Day 1351

31 St. Felix Street

September 11th, 2015



I'll let you guess which part of this building is the original carriage house and which is the 21st-century addition.

In booze news, the Budweiser Brewing Company signed a five-year lease on this property in 1896. Then, during a Prohibition-era raid here in 1931, the aptly named Morris Martini was arrested and the following was seized: "126 quarts of sauterne, 12 quarts of champagne, 24 quarts of Rhine wine, 45 quarts of vermouth, 60 quarts of sherry, 72 quarts of port, 24 quarts of benedictine, 36 quarts of Scotch whiskey and 540 quarts of gin."

(A reader turning to page 3 of the Brooklyn Daily Eagle on December 22, 1931, would have learned of not only the arrest of Morris Martini, but also the death of Harry Butt.)

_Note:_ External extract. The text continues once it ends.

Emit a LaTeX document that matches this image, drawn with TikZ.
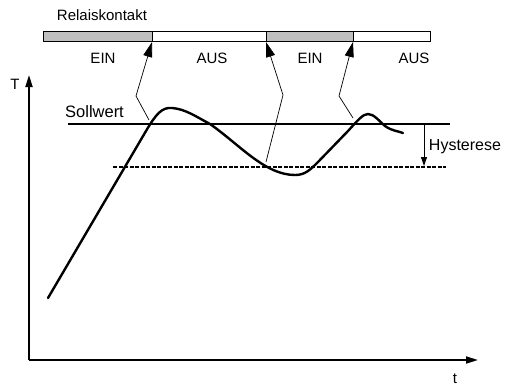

The soaring red and white tower in the distance, which stands on top of Brooklyn Tech, was built in 1966 to transmit the city-owned WNYE radio and television stations. It replaced a radio-only tower that had stood on the site since the 1930s (visible in this circa-1940 tax photo of 31 St. Felix Street). I'm not sure how tall the older tower was, but the current one rises to a height of 597 feet above the ground. This made it, in combination with the building beneath it, the tallest structure in Brooklyn from the time of its construction until about three months after I took this photo, when it lost its crown to the first of a growing number of 600-foot-plus skyscrapers in the area.